The other lesson is brand decay. Carl's Jr. operated 588 California locations in 2025, down from 613 in 2023, and consumer spending at the chain reportedly fell 4% last year 1. Franchisees buying into a brand with declining store counts in its largest market should request Item 20 detail by state, not just system totals.
Court filings put the group's revenue at more than $6 million per month, against losses exceeding $600,000 per month in 2026 1. One Arcadia location alone reportedly lost more than $400,000 over a two-year period 1. Those numbers are aggregated across the affected restaurants, not the whole 59-store base, but they show what a no-margin or negative-margin store looks like at scale: roughly a 10% operating loss after every fixed and variable cost.
The filing is not isolated. NRPF Group Two, a major Applebee's franchisee, expanded its own Chapter 11 closures to 15 locations across Florida and Georgia this spring 2. The pattern across multiple casual and QSR franchisees is the same: mid-tier operators with capital-light models are exhausting balance-sheet capacity faster than franchisors can adjust royalty and marketing-fee structures.

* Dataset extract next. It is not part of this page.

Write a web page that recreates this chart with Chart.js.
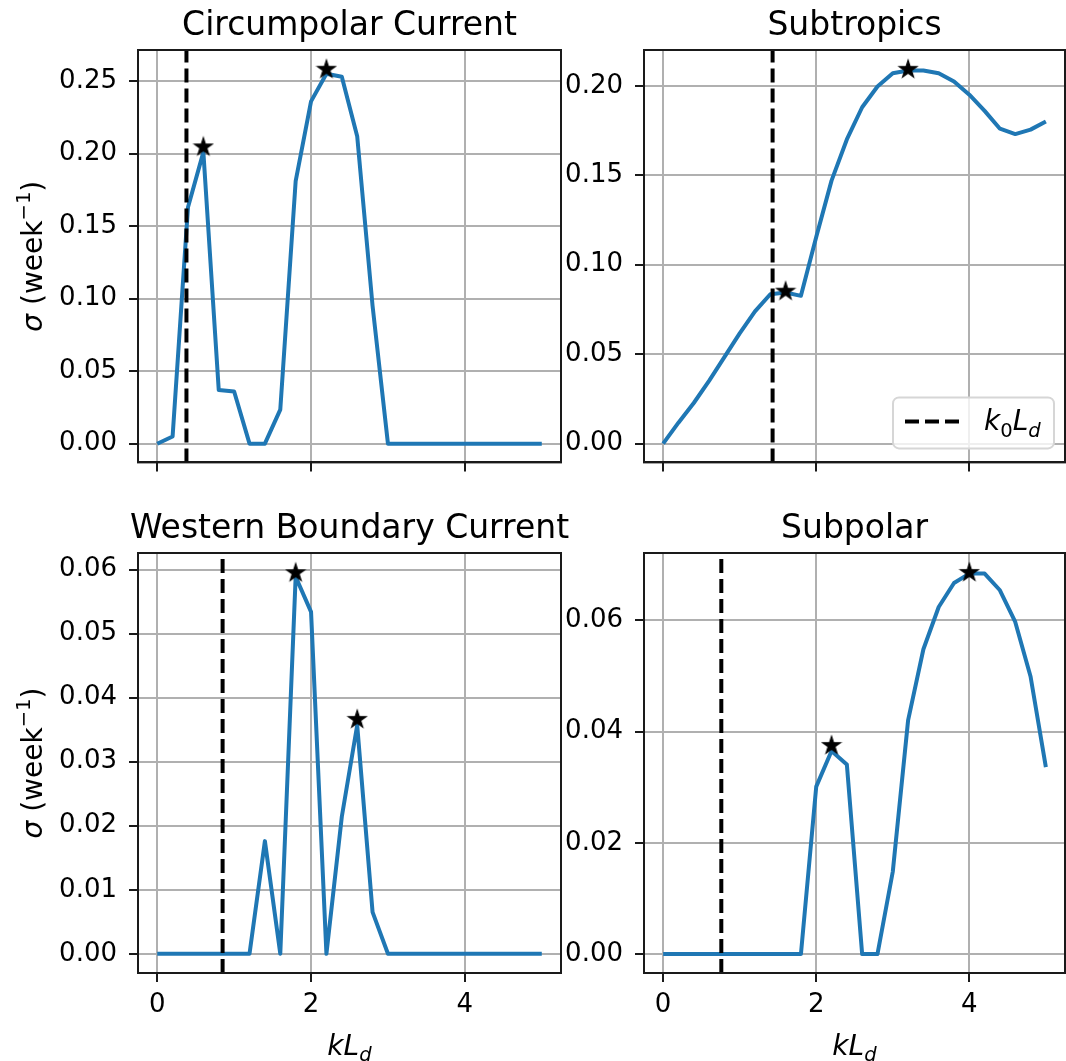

Bids on Sun Gir's marketed locations are expected in July, with an auction possible in August 2. That timeline gives the market a real-world clearing price for distressed California QSR boxes, which is information any prospective buyer should track.
The auction outcome will set a reference point for California QSR resale values, including the discount buyers demand for inheriting a $20 wage floor. Franchisees in other multi-unit groups under similar pressure (Carl's Jr., Burger King, KFC, Pizza Hut in California) will watch closely. Expect more lease-rejection motions from operators with weak unit-level economics through the summer.
For buyers, the practical next step is to underwrite any California QSR with explicit sensitivity to a wage floor 10% to 15% higher than today. If the unit only works at current labor costs, it does not work for the next five years.